» Information shown:
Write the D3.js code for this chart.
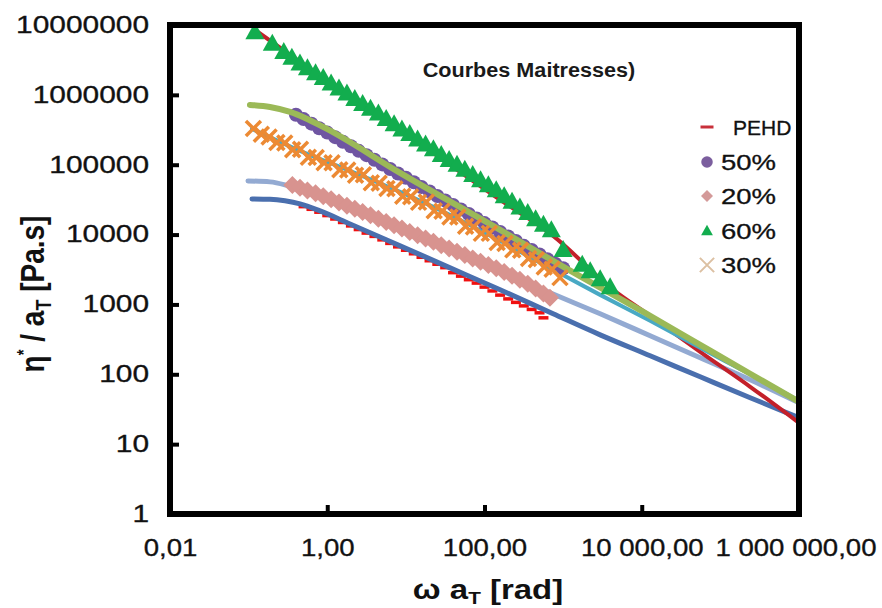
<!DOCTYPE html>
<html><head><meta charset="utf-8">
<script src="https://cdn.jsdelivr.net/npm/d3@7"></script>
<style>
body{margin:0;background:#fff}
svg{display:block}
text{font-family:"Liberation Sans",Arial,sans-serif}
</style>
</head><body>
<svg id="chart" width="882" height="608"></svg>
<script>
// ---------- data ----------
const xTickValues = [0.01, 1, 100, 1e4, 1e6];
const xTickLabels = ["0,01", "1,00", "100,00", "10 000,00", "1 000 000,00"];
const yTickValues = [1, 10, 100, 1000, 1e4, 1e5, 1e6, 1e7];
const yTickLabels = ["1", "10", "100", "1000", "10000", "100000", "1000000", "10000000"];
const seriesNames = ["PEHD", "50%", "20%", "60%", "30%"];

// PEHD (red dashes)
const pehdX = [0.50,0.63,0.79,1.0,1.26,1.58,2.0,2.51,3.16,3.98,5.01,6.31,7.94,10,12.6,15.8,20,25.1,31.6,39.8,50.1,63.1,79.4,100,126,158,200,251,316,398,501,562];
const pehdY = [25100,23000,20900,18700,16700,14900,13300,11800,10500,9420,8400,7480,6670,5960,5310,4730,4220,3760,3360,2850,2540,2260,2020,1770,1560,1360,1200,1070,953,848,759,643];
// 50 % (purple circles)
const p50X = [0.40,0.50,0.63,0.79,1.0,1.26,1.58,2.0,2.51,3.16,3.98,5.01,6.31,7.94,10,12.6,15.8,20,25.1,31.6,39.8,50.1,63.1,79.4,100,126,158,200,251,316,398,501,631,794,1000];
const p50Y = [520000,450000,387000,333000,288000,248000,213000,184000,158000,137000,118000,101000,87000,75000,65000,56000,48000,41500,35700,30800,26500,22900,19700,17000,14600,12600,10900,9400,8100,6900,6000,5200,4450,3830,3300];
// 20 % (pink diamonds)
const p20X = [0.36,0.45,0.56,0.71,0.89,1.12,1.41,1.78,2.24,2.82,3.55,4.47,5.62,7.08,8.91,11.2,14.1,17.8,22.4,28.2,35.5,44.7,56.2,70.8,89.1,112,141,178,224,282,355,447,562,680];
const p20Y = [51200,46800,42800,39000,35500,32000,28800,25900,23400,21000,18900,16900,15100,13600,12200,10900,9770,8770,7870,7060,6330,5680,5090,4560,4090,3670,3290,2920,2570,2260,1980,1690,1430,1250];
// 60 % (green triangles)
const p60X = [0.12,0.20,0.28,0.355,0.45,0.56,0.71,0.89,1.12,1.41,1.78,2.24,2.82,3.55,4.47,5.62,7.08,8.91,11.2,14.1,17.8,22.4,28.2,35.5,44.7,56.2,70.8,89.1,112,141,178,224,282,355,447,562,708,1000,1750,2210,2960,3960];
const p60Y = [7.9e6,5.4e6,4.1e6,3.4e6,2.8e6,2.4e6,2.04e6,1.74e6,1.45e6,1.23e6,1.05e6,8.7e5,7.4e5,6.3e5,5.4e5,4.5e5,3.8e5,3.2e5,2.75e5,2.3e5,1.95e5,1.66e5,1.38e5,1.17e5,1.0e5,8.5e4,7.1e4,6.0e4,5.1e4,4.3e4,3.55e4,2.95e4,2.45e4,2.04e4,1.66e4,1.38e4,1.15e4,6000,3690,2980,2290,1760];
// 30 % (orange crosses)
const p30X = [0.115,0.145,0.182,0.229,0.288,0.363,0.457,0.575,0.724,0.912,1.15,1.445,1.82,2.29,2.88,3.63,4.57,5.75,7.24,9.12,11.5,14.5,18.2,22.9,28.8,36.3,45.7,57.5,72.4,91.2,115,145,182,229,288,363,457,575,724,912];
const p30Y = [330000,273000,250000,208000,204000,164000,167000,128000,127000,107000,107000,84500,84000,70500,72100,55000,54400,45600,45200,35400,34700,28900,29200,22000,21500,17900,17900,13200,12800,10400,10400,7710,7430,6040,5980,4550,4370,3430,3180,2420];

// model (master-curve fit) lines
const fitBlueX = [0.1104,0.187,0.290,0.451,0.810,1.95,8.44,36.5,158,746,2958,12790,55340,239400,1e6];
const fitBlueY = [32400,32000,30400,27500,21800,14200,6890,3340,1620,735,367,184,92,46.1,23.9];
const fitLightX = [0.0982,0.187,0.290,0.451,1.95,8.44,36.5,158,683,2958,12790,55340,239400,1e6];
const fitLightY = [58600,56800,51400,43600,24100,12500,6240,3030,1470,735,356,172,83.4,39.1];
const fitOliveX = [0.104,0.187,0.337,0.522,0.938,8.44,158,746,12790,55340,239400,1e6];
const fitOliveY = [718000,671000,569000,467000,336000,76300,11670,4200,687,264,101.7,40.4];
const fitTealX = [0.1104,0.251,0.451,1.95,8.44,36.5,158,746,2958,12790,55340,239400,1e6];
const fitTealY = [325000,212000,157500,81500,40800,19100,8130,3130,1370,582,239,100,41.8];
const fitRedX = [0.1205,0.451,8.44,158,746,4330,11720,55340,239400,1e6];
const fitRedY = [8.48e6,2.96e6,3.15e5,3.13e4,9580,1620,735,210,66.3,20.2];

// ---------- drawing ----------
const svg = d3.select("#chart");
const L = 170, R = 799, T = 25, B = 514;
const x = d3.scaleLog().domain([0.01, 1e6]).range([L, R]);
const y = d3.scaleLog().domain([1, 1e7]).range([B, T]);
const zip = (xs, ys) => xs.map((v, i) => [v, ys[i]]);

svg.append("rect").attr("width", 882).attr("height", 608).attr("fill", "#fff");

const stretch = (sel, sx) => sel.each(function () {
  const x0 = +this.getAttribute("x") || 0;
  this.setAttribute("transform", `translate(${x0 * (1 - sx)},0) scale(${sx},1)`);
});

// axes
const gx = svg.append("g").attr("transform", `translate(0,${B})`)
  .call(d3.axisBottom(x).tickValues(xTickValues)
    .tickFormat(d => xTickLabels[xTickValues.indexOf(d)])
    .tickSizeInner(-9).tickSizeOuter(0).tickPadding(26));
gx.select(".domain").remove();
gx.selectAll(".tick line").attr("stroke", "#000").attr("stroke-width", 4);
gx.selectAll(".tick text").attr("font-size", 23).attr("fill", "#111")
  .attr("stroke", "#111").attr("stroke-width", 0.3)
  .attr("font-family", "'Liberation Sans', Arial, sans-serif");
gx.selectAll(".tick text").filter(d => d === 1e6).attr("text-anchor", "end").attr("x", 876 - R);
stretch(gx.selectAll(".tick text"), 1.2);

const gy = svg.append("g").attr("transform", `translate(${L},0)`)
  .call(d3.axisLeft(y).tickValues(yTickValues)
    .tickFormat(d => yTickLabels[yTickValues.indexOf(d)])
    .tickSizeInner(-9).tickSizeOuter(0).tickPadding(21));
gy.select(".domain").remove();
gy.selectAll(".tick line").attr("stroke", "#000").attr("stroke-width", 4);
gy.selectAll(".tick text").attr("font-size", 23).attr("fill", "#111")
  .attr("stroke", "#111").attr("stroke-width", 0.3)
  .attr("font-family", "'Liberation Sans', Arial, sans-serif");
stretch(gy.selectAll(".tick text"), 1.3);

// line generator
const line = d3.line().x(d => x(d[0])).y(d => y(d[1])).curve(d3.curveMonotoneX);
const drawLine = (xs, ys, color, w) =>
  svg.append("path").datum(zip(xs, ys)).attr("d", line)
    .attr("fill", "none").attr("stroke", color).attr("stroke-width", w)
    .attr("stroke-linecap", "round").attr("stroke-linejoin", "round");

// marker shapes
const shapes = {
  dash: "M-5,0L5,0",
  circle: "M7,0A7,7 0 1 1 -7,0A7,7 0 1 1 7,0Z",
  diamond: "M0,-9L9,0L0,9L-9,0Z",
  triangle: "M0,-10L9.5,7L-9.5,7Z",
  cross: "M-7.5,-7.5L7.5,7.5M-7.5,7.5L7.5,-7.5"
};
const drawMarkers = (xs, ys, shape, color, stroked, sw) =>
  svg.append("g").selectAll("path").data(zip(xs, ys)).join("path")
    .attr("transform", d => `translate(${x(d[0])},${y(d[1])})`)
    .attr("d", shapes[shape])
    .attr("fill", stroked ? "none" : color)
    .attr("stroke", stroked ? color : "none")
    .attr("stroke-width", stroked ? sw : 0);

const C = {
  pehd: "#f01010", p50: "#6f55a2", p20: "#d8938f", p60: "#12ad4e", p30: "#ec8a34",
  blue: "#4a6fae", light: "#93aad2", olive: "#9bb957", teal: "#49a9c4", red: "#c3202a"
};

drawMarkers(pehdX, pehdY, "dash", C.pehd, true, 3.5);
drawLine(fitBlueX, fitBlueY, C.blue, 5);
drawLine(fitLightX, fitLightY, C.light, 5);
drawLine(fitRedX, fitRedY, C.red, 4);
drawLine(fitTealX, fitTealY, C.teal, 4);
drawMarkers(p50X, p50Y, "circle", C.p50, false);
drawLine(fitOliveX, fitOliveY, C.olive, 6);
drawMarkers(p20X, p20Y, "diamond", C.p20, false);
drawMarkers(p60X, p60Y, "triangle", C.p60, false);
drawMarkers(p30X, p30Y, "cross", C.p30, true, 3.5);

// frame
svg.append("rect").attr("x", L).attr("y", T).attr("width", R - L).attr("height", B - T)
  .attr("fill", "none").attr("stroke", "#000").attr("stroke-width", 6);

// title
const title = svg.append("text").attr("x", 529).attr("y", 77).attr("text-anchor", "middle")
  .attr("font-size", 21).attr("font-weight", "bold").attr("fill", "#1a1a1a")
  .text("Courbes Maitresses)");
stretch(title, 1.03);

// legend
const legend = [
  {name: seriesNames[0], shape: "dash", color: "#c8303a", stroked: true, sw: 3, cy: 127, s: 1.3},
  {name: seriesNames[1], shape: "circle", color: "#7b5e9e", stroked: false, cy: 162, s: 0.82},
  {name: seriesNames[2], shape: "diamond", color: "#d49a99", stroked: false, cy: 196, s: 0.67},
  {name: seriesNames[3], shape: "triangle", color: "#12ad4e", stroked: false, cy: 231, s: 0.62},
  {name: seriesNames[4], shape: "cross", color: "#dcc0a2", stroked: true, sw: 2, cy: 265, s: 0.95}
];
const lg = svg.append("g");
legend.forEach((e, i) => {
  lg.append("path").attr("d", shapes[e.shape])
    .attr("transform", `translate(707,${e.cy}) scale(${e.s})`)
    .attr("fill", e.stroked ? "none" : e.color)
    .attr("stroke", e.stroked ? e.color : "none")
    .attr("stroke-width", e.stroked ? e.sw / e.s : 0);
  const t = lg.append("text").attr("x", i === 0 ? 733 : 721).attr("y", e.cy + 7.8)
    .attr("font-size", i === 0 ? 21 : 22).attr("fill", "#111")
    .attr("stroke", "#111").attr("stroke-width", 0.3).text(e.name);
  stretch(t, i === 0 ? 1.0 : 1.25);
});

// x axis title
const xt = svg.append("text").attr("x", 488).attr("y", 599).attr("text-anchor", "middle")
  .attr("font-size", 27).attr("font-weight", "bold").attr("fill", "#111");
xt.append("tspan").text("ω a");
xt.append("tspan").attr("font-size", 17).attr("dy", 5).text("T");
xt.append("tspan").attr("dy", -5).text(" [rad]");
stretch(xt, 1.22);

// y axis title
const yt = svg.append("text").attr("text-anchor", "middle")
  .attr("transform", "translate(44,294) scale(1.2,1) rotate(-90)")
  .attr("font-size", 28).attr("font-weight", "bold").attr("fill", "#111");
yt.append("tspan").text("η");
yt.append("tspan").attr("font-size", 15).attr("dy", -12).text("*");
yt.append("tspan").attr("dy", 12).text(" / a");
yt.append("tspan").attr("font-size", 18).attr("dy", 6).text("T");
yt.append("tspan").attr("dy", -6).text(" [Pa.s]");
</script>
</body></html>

» Given task: Gather each line in the data that holds the string "this".

» Answer for the task:
Write the D3.js code for this chart.
  const x0 = +this.getAttribute("x") || 0;
  this.setAttribute("transform", `translate(${x0 * (1 - sx)},0) scale(${sx},1)`);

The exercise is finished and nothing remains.